Scalars for the bulk are:
%==================
\begin{itemize}
\item Bulk density
\begin{equation}
%---------------
\rho_{m} = \alpha_{1}\rho_{1} + \displaystyle \sum_{i=1}^{N_{classes}}\alpha_{2, \, i}\rho_{2}.
%---------------
\end{equation}
\nomenclature[grhom]{$\rho _m$}{bulk density \nomunit{$kg/m^3$}}
\nomenclature[galpha1]{$\alpha_1$}{mass fraction of the continuous phase}
\nomenclature[galpha2i]{$\alpha_{2, \, i}$}{mass fraction of the particle class $i$}
\item Bulk velocity
\begin{equation}
%---------------
\vect{u}_{m} = \dfrac{ \alpha_{1}\rho_{1} \vect{u}_{1}
+ \displaystyle \sum_{i=1}^{N_{classes}}\alpha_{2, \, i}\rho_{2} \vect{u}_{2, \, i} }{\rho_{m}}.
%---------------
\end{equation}
\nomenclature[rumt1]{$\vect{u}_m$}{bulk velocity \nomunit{$m/s$}}
\item Bulk enthalpy
\begin{equation}
%---------------
H_{m} = \dfrac{ \alpha_{1}\rho_{1}.H_{1}
+ \displaystyle \sum_{i=1}^{N_{classes}}\alpha_{2, \, i} \,\rho_{2}.H_{2, \, i} }{\rho_{m}}.
%---------------
\end{equation}
\nomenclature[rhm]{$H_m$}{bulk enthalpy \nomunit{$J/kg$}}
\item Bulk pressure
\begin{equation}
%---------------
P_{m} = P_{1}.
%---------------
\end{equation}
\nomenclature[rpm]{$P_m$}{pressure of the bulk \nomunit{$Pa$}}
\end{itemize}
%===========
Mass fractions of gaseous medium ($x_{1}^{*}$) and of particles ($x_{2}^{*}$) are defined by:
\begin{eqnarray*}
%---------------
x_{1}^{*} &=& \dfrac{\alpha_{1}\rho_{1}}{\rho_{m}} , \\
x_{2}^{*} &=& \dfrac{\displaystyle \sum_{i=1}^{N_{classes}} \alpha_{2, \,i} \, \rho_{2}}{\rho_{m}}.
%---------------
\end{eqnarray*}
\nomenclature[rx1]{$x_1$}{mass fraction of continuous phase}
\nomenclature[rx2]{$x_2$}{mass fraction of the particle phase}
\nomenclature[rx2i]{$x_{2, \, i}$}{mass fraction of the particle class $i$}
By default, the slipping velocitiy between particles
and gases is supposed negligible compared to this mean velocity, that is to say that the velocity of
the continuous phase (gas phase) $\vect{u}_1$ and the velocities of the particle classes
$\vect{u}_{2, \, i}$ are equal to the bulk velocity $\vect{u}_m$, then
budget equations for the bulk can be written as following:
(\ref{eq:combustion:budget_001}-\ref{eq:combustion:budget_003}):
\begin{eqnarray}
%---------------
\der{}{t} \rho_{m}
+\divs \left( \rho_{m} \vect{u}_{m} \right) & = & 0 , \label{eq:combustion:budget_001} \\
\der{}{t} \left( \rho_{m} \vect{u}_{m} \right)

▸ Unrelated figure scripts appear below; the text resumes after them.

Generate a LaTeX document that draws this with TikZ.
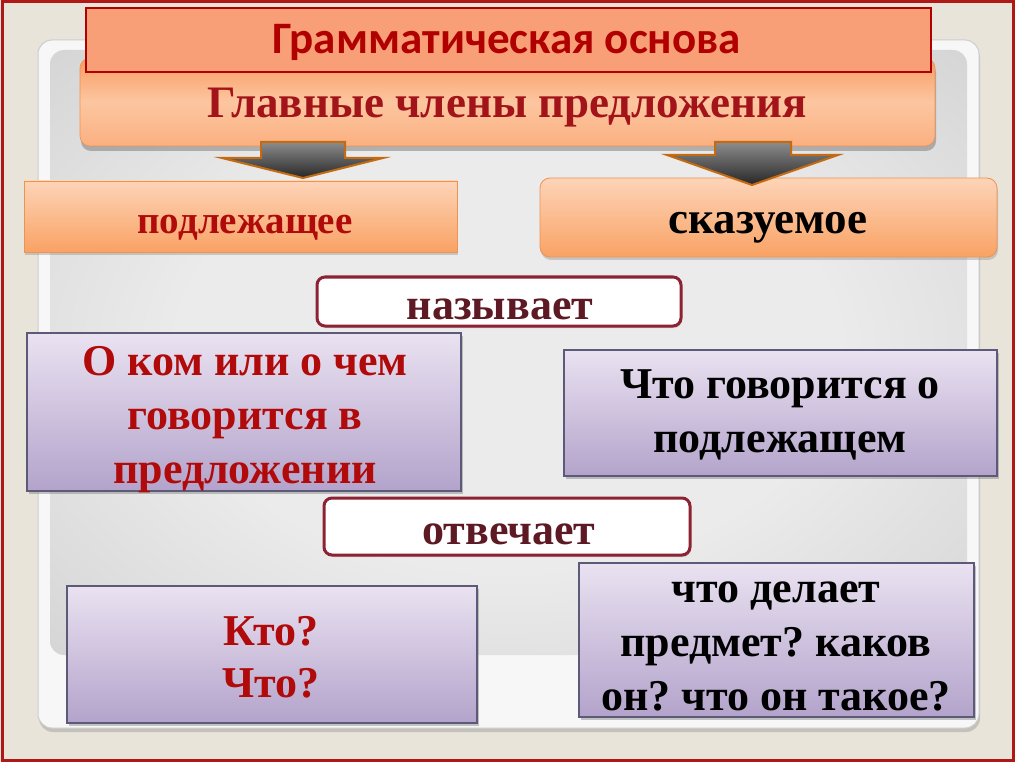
\documentclass[tikz,border=0pt]{standalone}
\usepackage{fontspec}
\setmainfont{Liberation Serif}
\newfontfamily\titlefont{Carlito}
\usetikzlibrary{shadows,calc}
\frenchspacing
\definecolor{bgbeige}{HTML}{E8E4DA}
\definecolor{frame}{HTML}{B01818}
\definecolor{titlefill}{HTML}{F99F77}
\definecolor{titletext}{HTML}{B00000}
\definecolor{redtext}{HTML}{B00A0A}
\definecolor{maintext}{HTML}{A3141A}
\definecolor{maroon}{HTML}{5E1A24}
\definecolor{boxborder}{HTML}{8C2232}
\definecolor{orTop}{HTML}{FDD4B8}
\definecolor{orBot}{HTML}{F9A264}
\definecolor{orEdge}{HTML}{EE9350}
\definecolor{mainTop}{HTML}{F99A62}
\definecolor{mainMid}{HTML}{FCC6A0}
\definecolor{mainBot}{HTML}{FBB080}
\definecolor{puTop}{HTML}{EAE2F1}
\definecolor{puBot}{HTML}{B3A3CB}
\definecolor{puEdge}{HTML}{5C5A78}
\definecolor{arrEdge}{HTML}{C46A12}
\definecolor{pc0}{HTML}{EBEBEB}
\definecolor{pc1}{HTML}{D2D2D2}
\definecolor{pc2}{HTML}{ABABAB}
\pgfdeclareradialshading{panelshade}{\pgfpoint{0bp}{0bp}}{color(0bp)=(pc0); color(18bp)=(pc0); color(38bp)=(pc1); color(50bp)=(pc2); color(80bp)=(pc2)}
\tikzset{
  orbox/.style={draw=orEdge, line width=0.8pt, top color=orTop, bottom color=orBot,
    drop shadow={shadow xshift=1pt, shadow yshift=-3pt, opacity=.35}},
  pubox/.style={draw=puEdge, line width=1.2pt, top color=puTop, bottom color=puBot,
    drop shadow={shadow xshift=2pt, shadow yshift=-3pt, opacity=.45}},
  whbox/.style={draw=boxborder, line width=3pt, fill=white, rounded corners=8pt,
    drop shadow={shadow xshift=1pt, shadow yshift=-2pt, opacity=.3}},
  bigtxt/.style={font=\fontsize{44}{54}\selectfont\bfseries, align=center, anchor=base, inner sep=0pt},
  blockarrow/.style={draw=arrEdge, line width=2pt, line join=miter, top color=black!45, bottom color=black!85},
}
\begin{document}
\begin{tikzpicture}[x=1pt,y=-1pt]
\useasboundingbox (0,0) rectangle (1015,762);
\fill[bgbeige] (0,0) rectangle (1015,762);
\draw[frame, line width=3pt] (2,2) rectangle (1013,760);
% panel
\draw[rounded corners=14pt, fill=black!3, draw=black!20, line width=1pt,
  drop shadow={shadow xshift=1pt, shadow yshift=-4pt, opacity=.35}] (38,40) rectangle (979,728);
\path[shading=panelshade, rounded corners=14pt] (50,50) rectangle (967,655);
% main box
\node[rounded corners=10pt, minimum width=855pt, minimum height=88pt, inner sep=0pt,
  top color=mainTop, bottom color=mainBot, middle color=mainMid, draw=orEdge, line width=0.6pt,
  drop shadow={shadow xshift=1pt, shadow yshift=-5pt, opacity=.55}] (main) at (507.5,102) {};
\node[bigtxt, text=maintext, font=\fontsize{45}{54}\selectfont\bfseries] (mainT) at (507,118) {Главные члены предложения};
% title
\node[draw=titletext, line width=2.5pt, fill=titlefill, minimum width=845pt, minimum height=64pt, inner sep=0pt] (title) at (508.5,40) {};
\node[font=\titlefont\fontsize{45}{48}\selectfont\bfseries, text=titletext, anchor=base, inner sep=0pt] (titleT) at (507,54) {Грамматическая основа};
% subject / predicate
\node[orbox, minimum width=433pt, minimum height=71pt, inner sep=0pt] (pod) at (240.5,216.5) {};
\node[bigtxt, text=redtext, font=\fontsize{39}{48}\selectfont\bfseries] (podT) at (245,234) {подлежащее};
\node[orbox, rounded corners=10pt, minimum width=457pt, minimum height=79pt, inner sep=0pt] (skaz) at (768.5,217.5) {};
\node[bigtxt, text=black, font=\fontsize{45}{54}\selectfont\bfseries] (skazT) at (768,234) {сказуемое};
% arrows
\draw[blockarrow] (261,142) -- (345,142) -- (345,158) -- (383,158) -- (303,178) -- (222,158) -- (261,158) -- cycle;
\draw[blockarrow] (715,142) -- (791,142) -- (791,155) -- (838,155) -- (752,185) -- (667,155) -- (715,155) -- cycle;
% nazyvaet
\node[whbox, minimum width=364pt, minimum height=49pt, inner sep=0pt] (naz) at (499,301.5) {};
\node[bigtxt, text=maroon] (nazT) at (500,319) {называет};
% purple boxes
\node[pubox, minimum width=434pt, minimum height=158pt, inner sep=0pt] (lq) at (244,412) {};
\node[bigtxt, text=redtext] (lqT) at (245,483) {О ком или о чем\\говорится в\\предложении};
\node[pubox, minimum width=433pt, minimum height=126pt, inner sep=0pt] (rq) at (780.5,413) {};
\node[bigtxt, text=black] (rqT) at (780,452) {Что говорится о\\подлежащем};
% otvechaet
\node[whbox, minimum width=366pt, minimum height=57pt, inner sep=0pt] (otv) at (507,526.5) {};
\node[bigtxt, text=maroon] (otvT) at (509,544) {отвечает};
% answers
\node[pubox, minimum width=410pt, minimum height=137pt, inner sep=0pt] (la) at (272,654.5) {};
\node[bigtxt, text=redtext, font=\fontsize{44}{52}\selectfont\bfseries] (laT) at (271,697) {Кто?\\Что?};
\node[pubox, minimum width=395pt, minimum height=154pt, inner sep=0pt] (ra) at (776.5,640) {};
\node[bigtxt, text=black] (raT) at (776,710) {что делает\\предмет? каков\\он? что он такое?};
\end{tikzpicture}
\end{document}
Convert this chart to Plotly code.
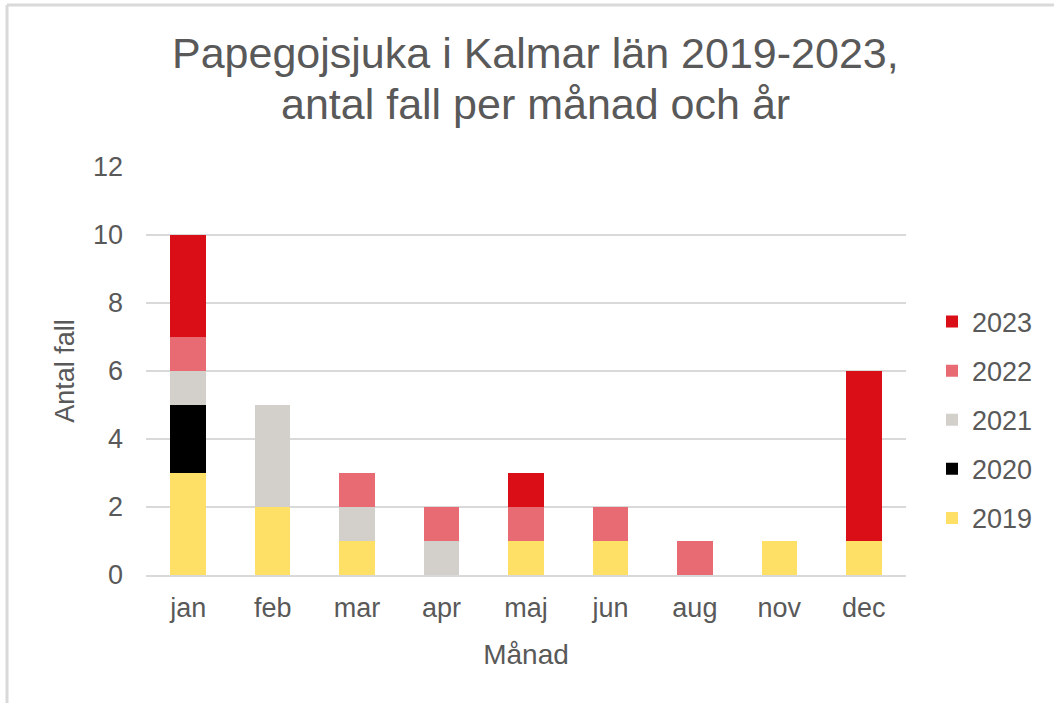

+\divv \left( \vect{u}_{m}\otimes \rho_m \vect{u}_{m} \right)
& = & \divv \left[
\mu_T \deviator{\left( \gradt \, \vect{u}_m + \transpose{\gradt \, \vect{u}_m} \right)} - \dfrac{2}{3} q_m^2\tens{1}
\right]
-\grad P_{m} + \rho_{m} \vect{g} , \label{eq:combustion:budget_002} \\
\der{}{t} \left( \rho_{m} H_{m} \right)
+\divs \left( \rho_{m} \vect{u}_{m}H_{m} \right)
& = & \divs \left( \mu_T \grad H_{m} \right) + S_{m,R} , \label{eq:combustion:budget_003}
%---------------
\end{eqnarray}
\nomenclature[rt]{$t$}{time [s]}
where the tubulent dynamic viscosity of the bulk is $\mu_T = \rho_m D_m^T$.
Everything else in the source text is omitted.